### WHAT YOU ARE ASKED TO DO
Quote the listing below in full and exactly as written, but omit every picture.

### INFORMATION PROVIDED
>> Begin
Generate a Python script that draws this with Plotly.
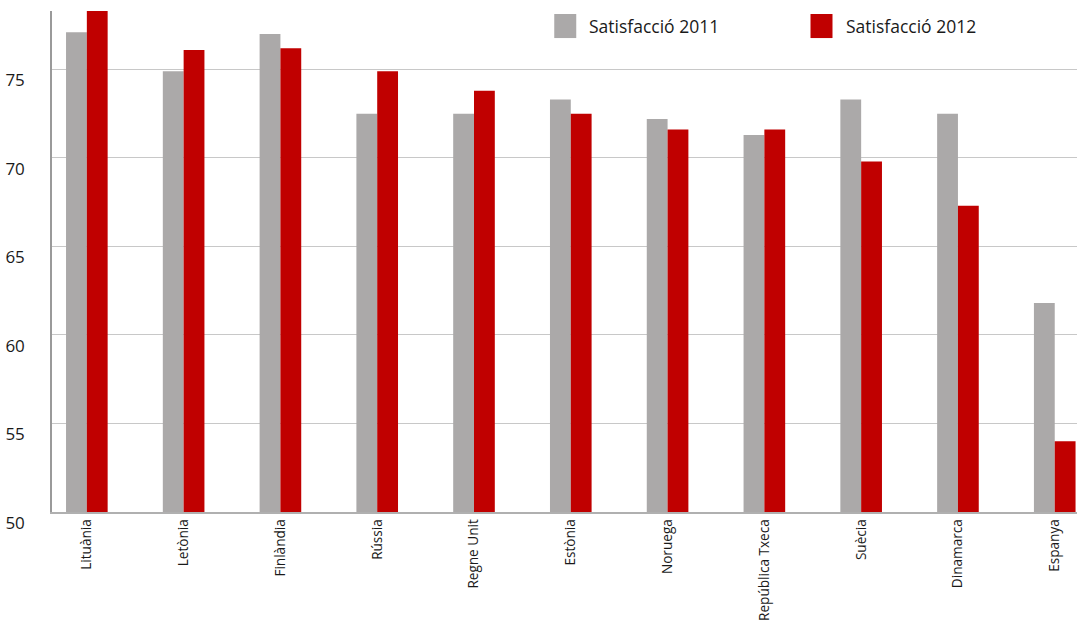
import plotly.graph_objects as go

# Life-satisfaction index by country, 2011 vs 2012
countries = ["Lituània", "Letònia", "Finlàndia", "Rússia", "Regne Unit", "Estònia",
             "Noruega", "República Txeca", "Suècia", "Dinamarca", "Espanya"]
sat_2011 = [77.1, 74.9, 77.0, 72.5, 72.5, 73.3, 72.2, 71.3, 73.3, 72.5, 61.8]
sat_2012 = [78.3, 76.1, 76.2, 74.9, 73.8, 72.5, 71.6, 71.6, 69.8, 67.3, 54.0]
series_names = ["Satisfacció 2011", "Satisfacció 2012"]
series_colors = ["#aba9a9", "#c00000"]
y_ticks = [50, 55, 60, 65, 70, 75]

FONT = "Open Sans"
TEXT = "#1a1a1a"

fig = go.Figure()
for name, vals, col in zip(series_names, [sat_2011, sat_2012], series_colors):
    fig.add_trace(go.Bar(
        x=countries, y=vals, name=name, marker_color=col,
        marker_line_width=0, showlegend=False,
    ))

# Hand-built legend with large colour squares
legend_x = [0.49, 0.74]
for i, (name, col) in enumerate(zip(series_names, series_colors)):
    x0 = legend_x[i]
    fig.add_shape(type="rect", xref="paper", yref="paper",
                  x0=x0, x1=x0 + 22 / 1025, y0=0.946, y1=0.994,
                  fillcolor=col, line_width=0)
    fig.add_annotation(text=name, xref="paper", yref="paper",
                       x=x0 + 33 / 1025, y=0.97, xanchor="left", yanchor="middle",
                       showarrow=False, font=dict(family=FONT, size=17.5, color=TEXT))

fig.update_layout(
    width=1077, height=626,
    margin=dict(l=52, r=0, t=11, b=114),
    paper_bgcolor="white", plot_bgcolor="white",
    barmode="group", bargap=0.57, bargroupgap=0,
    font=dict(family=FONT, color=TEXT),
)
fig.update_xaxes(
    type="category", range=[-0.36, 10.23], automargin=False,
    tickangle=-90, tickfont=dict(family=FONT, size=13.6, color=TEXT),
    ticklabelstandoff=0,
    showline=True, linecolor="#b0b0b0", linewidth=1.5,
    showgrid=False, ticks="",
)
fig.update_yaxes(
    range=[50, 78.3], tickvals=y_ticks, automargin=False,
    tickfont=dict(family=FONT, size=17, color=TEXT),
    ticklabelshift=11, ticklabelstandoff=22,
    showline=True, linecolor="#9a9a9a", linewidth=1.5,
    showgrid=True, gridcolor="#c8c8c8", gridwidth=1,
    zeroline=False, ticks="",
)

fig.write_html("out.html")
>> End
### CORRECT RESPONSE
Generate a Python script that draws this with Plotly.
import plotly.graph_objects as go

# Life-satisfaction index by country, 2011 vs 2012
countries = ["Lituània", "Letònia", "Finlàndia", "Rússia", "Regne Unit", "Estònia",
             "Noruega", "República Txeca", "Suècia", "Dinamarca", "Espanya"]
sat_2011 = [77.1, 74.9, 77.0, 72.5, 72.5, 73.3, 72.2, 71.3, 73.3, 72.5, 61.8]
sat_2012 = [78.3, 76.1, 76.2, 74.9, 73.8, 72.5, 71.6, 71.6, 69.8, 67.3, 54.0]
series_names = ["Satisfacció 2011", "Satisfacció 2012"]
series_colors = ["#aba9a9", "#c00000"]
y_ticks = [50, 55, 60, 65, 70, 75]

FONT = "Open Sans"
TEXT = "#1a1a1a"

fig = go.Figure()
for name, vals, col in zip(series_names, [sat_2011, sat_2012], series_colors):
    fig.add_trace(go.Bar(
        x=countries, y=vals, name=name, marker_color=col,
        marker_line_width=0, showlegend=False,
    ))

# Hand-built legend with large colour squares
legend_x = [0.49, 0.74]
for i, (name, col) in enumerate(zip(series_names, series_colors)):
    x0 = legend_x[i]
    fig.add_shape(type="rect", xref="paper", yref="paper",
                  x0=x0, x1=x0 + 22 / 1025, y0=0.946, y1=0.994,
                  fillcolor=col, line_width=0)
    fig.add_annotation(text=name, xref="paper", yref="paper",
                       x=x0 + 33 / 1025, y=0.97, xanchor="left", yanchor="middle",
                       showarrow=False, font=dict(family=FONT, size=17.5, color=TEXT))

fig.update_layout(
    width=1077, height=626,
    margin=dict(l=52, r=0, t=11, b=114),
    paper_bgcolor="white", plot_bgcolor="white",
    barmode="group", bargap=0.57, bargroupgap=0,
    font=dict(family=FONT, color=TEXT),
)
fig.update_xaxes(
    type="category", range=[-0.36, 10.23], automargin=False,
    tickangle=-90, tickfont=dict(family=FONT, size=13.6, color=TEXT),
    ticklabelstandoff=0,
    showline=True, linecolor="#b0b0b0", linewidth=1.5,
    showgrid=False, ticks="",
)
fig.update_yaxes(
    range=[50, 78.3], tickvals=y_ticks, automargin=False,
    tickfont=dict(family=FONT, size=17, color=TEXT),
    ticklabelshift=11, ticklabelstandoff=22,
    showline=True, linecolor="#9a9a9a", linewidth=1.5,
    showgrid=True, gridcolor="#c8c8c8", gridwidth=1,
    zeroline=False, ticks="",
)

fig.write_html("out.html")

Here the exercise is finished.